## Written exercise
Using the listing below, give again exactly the lines from the line with "Rebuild this chart" to the line with "-3, -4, -4, -4, -4]", inclusive, without the pictures.

## Records to process
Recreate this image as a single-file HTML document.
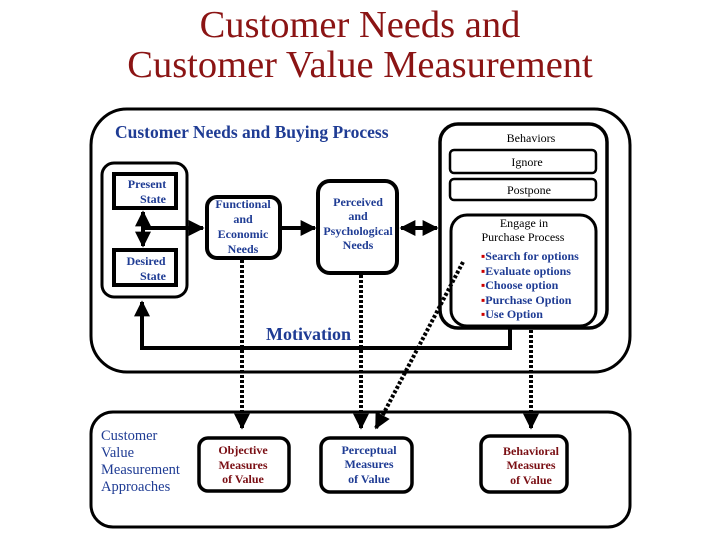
<!DOCTYPE html>
<html><head><meta charset="utf-8"><style>
body{margin:0;background:#fff;width:720px;height:540px;overflow:hidden}
text{font-family:"Liberation Serif",serif}
.n{fill:#1f3c94;font-weight:bold;font-size:12px}
.r{fill:#7a0f14;font-weight:bold;font-size:12px}
.k{fill:#000;font-size:12px}
</style></head><body>
<svg width="720" height="540" viewBox="0 0 720 540" xmlns="http://www.w3.org/2000/svg">
<defs>
<marker id="a" viewBox="0 0 10 10" refX="9" refY="5" markerWidth="4" markerHeight="4" orient="auto-start-reverse"><path d="M0,0L10,5L0,10z" fill="#000"/></marker>
</defs>
<text x="360" y="37" text-anchor="middle" font-size="38.5" fill="#8b1414">Customer Needs and</text>
<text x="360" y="77" text-anchor="middle" font-size="38.5" fill="#8b1414">Customer Value Measurement</text>

<rect x="91" y="109" width="539" height="263" rx="36" fill="none" stroke="#000" stroke-width="3"/>
<text x="115" y="138" font-size="17.5" font-weight="bold" fill="#1f3c94">Customer Needs and Buying Process</text>

<rect x="102" y="163" width="85" height="134" rx="12" fill="none" stroke="#000" stroke-width="3"/>
<rect x="114" y="174" width="62" height="34" fill="none" stroke="#000" stroke-width="4"/>
<rect x="114" y="250" width="62" height="35" fill="none" stroke="#000" stroke-width="4"/>
<text class="n" x="147" y="188" text-anchor="middle">Present</text>
<text class="n" x="153" y="203" text-anchor="middle">State</text>
<text class="n" x="146" y="265" text-anchor="middle">Desired</text>
<text class="n" x="153" y="280" text-anchor="middle">State</text>
<line x1="143" y1="212" x2="143" y2="246" stroke="#000" stroke-width="4" marker-start="url(#a)" marker-end="url(#a)"/>
<line x1="143" y1="228" x2="203" y2="228" stroke="#000" stroke-width="4" marker-end="url(#a)"/>

<rect x="207" y="197" width="73" height="61" rx="10" fill="none" stroke="#000" stroke-width="4"/>
<text class="n" x="243" y="208" text-anchor="middle">Functional</text>
<text class="n" x="243" y="223" text-anchor="middle">and</text>
<text class="n" x="243" y="238" text-anchor="middle">Economic</text>
<text class="n" x="243" y="253" text-anchor="middle">Needs</text>
<line x1="282" y1="228" x2="315" y2="228" stroke="#000" stroke-width="4" marker-end="url(#a)"/>

<rect x="318" y="181" width="79" height="92" rx="12" fill="none" stroke="#000" stroke-width="4"/>
<text class="n" x="358" y="206" text-anchor="middle">Perceived</text>
<text class="n" x="358" y="220" text-anchor="middle">and</text>
<text class="n" x="358" y="235" text-anchor="middle">Psychological</text>
<text class="n" x="358" y="249" text-anchor="middle">Needs</text>
<line x1="401" y1="228" x2="437" y2="228" stroke="#000" stroke-width="4" marker-start="url(#a)" marker-end="url(#a)"/>

<rect x="440" y="124" width="167" height="204" rx="18" fill="none" stroke="#000" stroke-width="3.5"/>
<text class="k" x="531" y="142" text-anchor="middle">Behaviors</text>
<rect x="450" y="150" width="146" height="23" rx="4" fill="none" stroke="#000" stroke-width="2.5"/>
<text class="k" x="527" y="166" text-anchor="middle">Ignore</text>
<rect x="450" y="179" width="146" height="21" rx="4" fill="none" stroke="#000" stroke-width="2.5"/>
<text class="k" x="529" y="194" text-anchor="middle">Postpone</text>
<rect x="451" y="215" width="145" height="111" rx="16" fill="none" stroke="#000" stroke-width="3"/>
<text class="k" x="524" y="227" text-anchor="middle">Engage in</text>
<text class="k" x="523" y="241" text-anchor="middle">Purchase Process</text>
<g class="n">
<text x="481" y="260"><tspan fill="#c00">▪</tspan>Search for options</text>
<text x="481" y="275"><tspan fill="#c00">▪</tspan>Evaluate options</text>
<text x="481" y="289"><tspan fill="#c00">▪</tspan>Choose option</text>
<text x="481" y="304"><tspan fill="#c00">▪</tspan>Purchase Option</text>
<text x="481" y="318"><tspan fill="#c00">▪</tspan>Use Option</text>
</g>

<text x="266" y="340" font-size="18" font-weight="bold" fill="#1f3c94">Motivation</text>
<polyline points="510,328 510,348 142,348 142,302" fill="none" stroke="#000" stroke-width="4" marker-end="url(#a)"/>

<g stroke="#000" stroke-width="4" stroke-dasharray="3,2" fill="none">
<line x1="242" y1="260" x2="242" y2="428" marker-end="url(#a)"/>
<line x1="361" y1="275" x2="361" y2="428" marker-end="url(#a)"/>
<line x1="531" y1="330" x2="531" y2="428" marker-end="url(#a)"/>
<line x1="463" y1="262" x2="376" y2="428" marker-end="url(#a)"/>
</g>

<rect x="91" y="412" width="539" height="115" rx="22" fill="none" stroke="#000" stroke-width="3"/>
<g font-size="14.5" fill="#1f3c94">
<text x="101" y="440">Customer</text>
<text x="101" y="457">Value</text>
<text x="101" y="474">Measurement</text>
<text x="101" y="491">Approaches</text>
</g>
<rect x="199" y="438" width="90" height="53" rx="9" fill="none" stroke="#000" stroke-width="3.5"/>
<text class="r" x="243" y="454" text-anchor="middle">Objective</text>
<text class="r" x="243" y="469" text-anchor="middle">Measures</text>
<text class="r" x="243" y="483" text-anchor="middle">of Value</text>
<rect x="321" y="438" width="91" height="54" rx="9" fill="none" stroke="#000" stroke-width="3.5"/>
<text class="n" x="369" y="454" text-anchor="middle">Perceptual</text>
<text class="n" x="369" y="468" text-anchor="middle">Measures</text>
<text class="n" x="369" y="483" text-anchor="middle">of Value</text>
<rect x="481" y="436" width="86" height="56" rx="9" fill="none" stroke="#000" stroke-width="3.5"/>
<text class="r" x="531" y="455" text-anchor="middle">Behavioral</text>
<text class="r" x="531" y="469" text-anchor="middle">Measures</text>
<text class="r" x="531" y="484" text-anchor="middle">of Value</text>
</svg>
</body></html>
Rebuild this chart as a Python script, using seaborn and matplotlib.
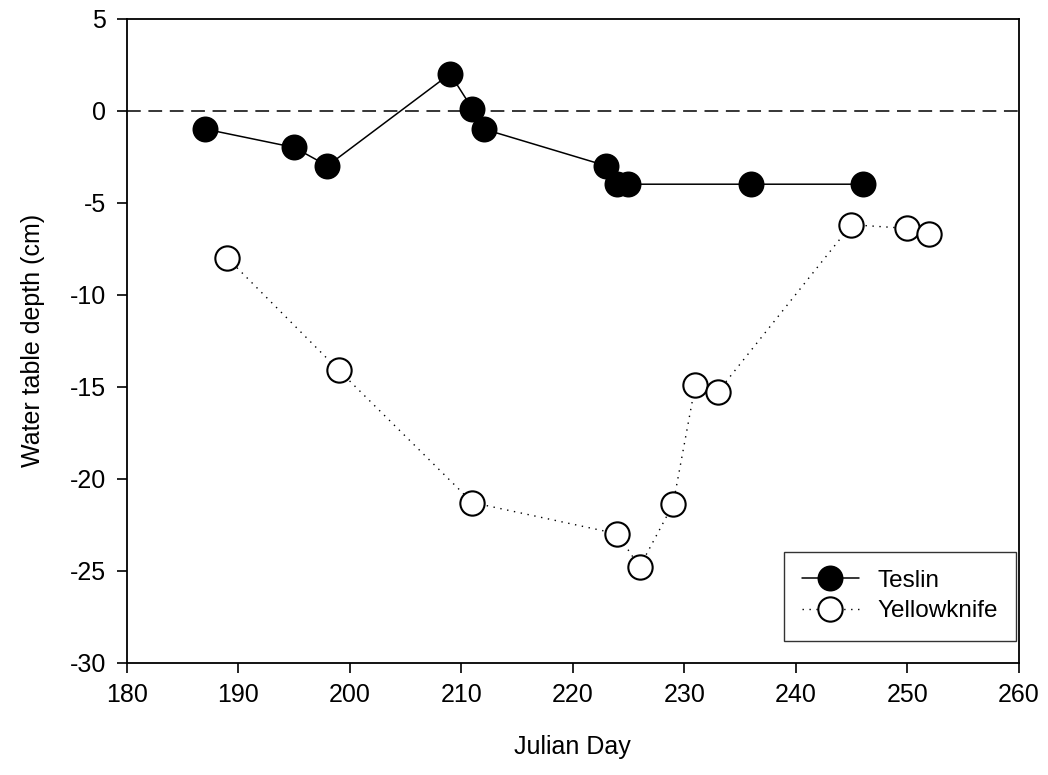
import matplotlib
matplotlib.use("Agg")
import matplotlib.pyplot as plt
import seaborn as sns
import pandas as pd

# Teslin site
teslin_day = [187, 195, 198, 209, 211, 212, 223, 224, 225, 236, 246]
teslin_depth = [-1, -2, -3, 2, 0.1, -1, -3, -4, -4, -4, -4]

# Yellowknife site
yk_day = [189, 199, 211, 224, 226, 229, 231, 233, 245, 250, 252]
yk_depth = [-8.0, -14.1, -21.3, -23.0, -24.8, -21.4, -14.9, -15.3, -6.2, -6.4, -6.7]

x_ticks = [180, 190, 200, 210, 220, 230, 240, 250, 260]
y_ticks = [5, 0, -5, -10, -15, -20, -25, -30]

sns.set_style("ticks")
plt.rcParams["font.family"] = ["Liberation Sans", "DejaVu Sans"]
plt.rcParams["axes.unicode_minus"] = False
plt.rcParams["text.color"] = "black"
plt.rcParams["axes.labelcolor"] = "black"

teslin = pd.DataFrame({"day": teslin_day, "depth": teslin_depth})
yk = pd.DataFrame({"day": yk_day, "depth": yk_depth})

fig = plt.figure(figsize=(10.48, 7.75), dpi=100)
ax = fig.add_axes([0.121, 0.145, 0.851, 0.831])

ax.axhline(0, color="black", lw=1.1, ls=(0, (9, 5)), zorder=1)

sns.lineplot(data=teslin, x="day", y="depth", ax=ax, color="black", lw=1.1,
             marker="o", markersize=17.5, markerfacecolor="black",
             markeredgecolor="black", markeredgewidth=1.2, label="Teslin",
             sort=False, zorder=3)
sns.lineplot(data=yk, x="day", y="depth", ax=ax, color="black", lw=1.0,
             ls=(0, (1, 4)), marker="o", markersize=17.5, markerfacecolor="white",
             markeredgecolor="black", markeredgewidth=1.5, label="Yellowknife",
             sort=False, zorder=3)

ax.set_xlim(180, 260)
ax.set_ylim(-30, 5)
ax.set_xticks(x_ticks)
ax.set_yticks(y_ticks)
ax.tick_params(direction="out", length=7, width=1.2, labelsize=18,
               colors="black", pad=8)
for s in ax.spines.values():
    s.set_linewidth(1.3)
    s.set_color("black")

ax.set_xlabel("Julian Day", fontsize=18, labelpad=20)
ax.set_ylabel("Water table depth (cm)", fontsize=18, labelpad=18)

leg = ax.legend(loc="lower right", bbox_to_anchor=(0.997, 0.034), fontsize=17.5,
                frameon=True, fancybox=False, handlelength=2.35,
                borderpad=0.75, labelspacing=0.35, handletextpad=0.75,
                borderaxespad=0)
leg.get_frame().set_edgecolor("black")
leg.get_frame().set_linewidth(1.0)

fig.savefig("out.png", dpi=100)
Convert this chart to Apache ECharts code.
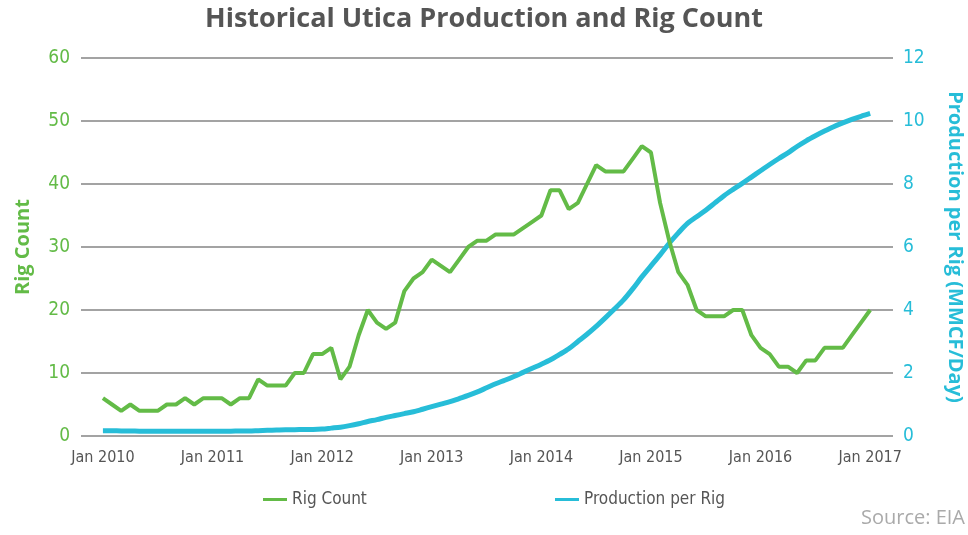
<!DOCTYPE html>
<html>
<head>
<meta charset="utf-8">
<script src="https://cdn.jsdelivr.net/npm/echarts@6/dist/echarts.min.js"></script>
<style>
  html, body { margin: 0; padding: 0; background: #fff; }
  #chart { width: 968px; height: 535px; }
</style>
</head>
<body>
<div id="chart"></div>
<script>
// monthly values, Jan 2010 .. Jan 2017
const rigCount = [
  6, 5, 4, 5, 4, 4, 4, 5, 5, 6, 5, 6,
  6, 6, 5, 6, 6, 9, 8, 8, 8, 10, 10, 13,
  13, 14, 9, 11, 16, 20, 18, 17, 18, 23, 25, 26,
  28, 27, 26, 28, 30, 31, 31, 32, 32, 32, 33, 34,
  35, 39, 39, 36, 37, 40, 43, 42, 42, 42, 44, 46,
  45, 37, 31, 26, 24, 20, 19, 19, 19, 20, 20, 16,
  14, 13, 11, 11, 10, 12, 12, 14, 14, 14, 16, 18,
  20
]
const prodPerRig = [
  0.17, 0.17, 0.16, 0.16, 0.15, 0.15, 0.15, 0.15, 0.15, 0.15, 0.15, 0.15,
  0.15, 0.15, 0.15, 0.16, 0.16, 0.17, 0.18, 0.19, 0.2, 0.2, 0.21, 0.21,
  0.22, 0.25, 0.28, 0.33, 0.39, 0.46, 0.52, 0.59, 0.65, 0.71, 0.77, 0.85,
  0.93, 1.01, 1.09, 1.19, 1.29, 1.4, 1.53, 1.66, 1.77, 1.89, 2.02, 2.15,
  2.28, 2.42, 2.59, 2.77, 3.0, 3.23, 3.48, 3.75, 4.03, 4.32, 4.67, 5.05,
  5.4, 5.75, 6.12, 6.45, 6.75, 6.96, 7.17, 7.4, 7.63, 7.83, 8.02, 8.22,
  8.42, 8.62, 8.81, 8.99, 9.19, 9.37, 9.53, 9.68, 9.82, 9.94, 10.05, 10.15,
  10.24
]
const yearLabels = ['Jan 2010', 'Jan 2011', 'Jan 2012', 'Jan 2013', 'Jan 2014', 'Jan 2015', 'Jan 2016', 'Jan 2017']

const GREEN = '#63BB47'
const BLUE = '#27BDD8'
const narrow = "'Liberation Sans Narrow', 'DejaVu Sans Condensed', 'Roboto', sans-serif"

const rigData = rigCount.map((v, i) => [i, v])
const prodData = prodPerRig.map((v, i) => [i, v])
const labelTicks = yearLabels.map((_, i) => i * 12)

const chart = echarts.init(document.getElementById('chart'))
chart.setOption({
  animation: false,
  title: {
    text: 'Historical Utica Production and Rig Count',
    left: 'center',
    top: 1,
    textStyle: { fontFamily: 'Open Sans', fontWeight: 'bold', fontSize: 27, color: '#555' },
  },
  grid: { left: 81, right: 75, top: 58, bottom: 99, outerBoundsMode: 'none', containLabel: false },
  legend: [
    {
      data: ['Rig Count'],
      left: 258,
      top: 486,
      icon: 'rect',
      itemWidth: 24,
      itemHeight: 3,
      textStyle: { fontFamily: narrow, fontSize: 17, color: '#555' },
    },
    {
      data: ['Production per Rig'],
      left: 550,
      top: 486,
      icon: 'rect',
      itemWidth: 24,
      itemHeight: 3,
      textStyle: { fontFamily: narrow, fontSize: 17, color: '#555' },
    },
  ],
  graphic: [
    {
      type: 'text',
      right: 3,
      top: 508,
      style: { text: 'Source: EIA', fontFamily: 'Open Sans', fontSize: 20, fill: '#aaa' },
    },
  ],
  xAxis: {
    type: 'value',
    min: -2.4,
    max: 86.5,
    axisLine: { show: false },
    axisTick: { show: false },
    splitLine: { show: false },
    axisLabel: {
      customValues: labelTicks,
      formatter: v => yearLabels[Math.round(v / 12)],
      fontFamily: narrow,
      fontSize: 16,
      color: '#555',
      margin: 14,
    },
  },
  yAxis: [
    {
      type: 'value',
      min: 0,
      max: 60,
      interval: 10,
      name: 'Rig Count',
      nameLocation: 'middle',
      nameGap: 48,
      nameTextStyle: { fontFamily: 'Open Sans', fontWeight: 'bold', fontSize: 20, color: GREEN },
      axisLine: { show: false },
      axisTick: { show: false },
      axisLabel: { fontFamily: narrow, fontSize: 19, color: GREEN, margin: 11 },
      splitLine: { lineStyle: { color: '#858585', width: 1.5 } },
    },
    {
      type: 'value',
      min: 0,
      max: 12,
      interval: 2,
      name: 'Production per Rig (MMCF/Day)',
      nameLocation: 'middle',
      nameRotate: -90,
      nameGap: 52,
      nameTextStyle: { fontFamily: 'Open Sans', fontWeight: 'bold', fontSize: 20, color: BLUE },
      axisLine: { show: false },
      axisTick: { show: false },
      axisLabel: { fontFamily: narrow, fontSize: 19, color: BLUE, margin: 10 },
      splitLine: { show: false },
    },
  ],
  series: [
    {
      name: 'Rig Count',
      type: 'line',
      yAxisIndex: 0,
      data: rigData,
      showSymbol: false,
      lineStyle: { color: GREEN, width: 4 },
      itemStyle: { color: GREEN },
      z: 3,
    },
    {
      name: 'Production per Rig',
      type: 'line',
      yAxisIndex: 1,
      data: prodData,
      smooth: 0.3,
      showSymbol: false,
      lineStyle: { color: BLUE, width: 5 },
      itemStyle: { color: BLUE },
      z: 2,
    },
  ],
})
</script>
</body>
</html>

## Result of the task
Rebuild this chart as a Python script, using seaborn and matplotlib.
import matplotlib
matplotlib.use("Agg")
import matplotlib.pyplot as plt
import seaborn as sns
import pandas as pd

# Teslin site
teslin_day = [187, 195, 198, 209, 211, 212, 223, 224, 225, 236, 246]
teslin_depth = [-1, -2, -3, 2, 0.1, -1, -3, -4, -4, -4, -4]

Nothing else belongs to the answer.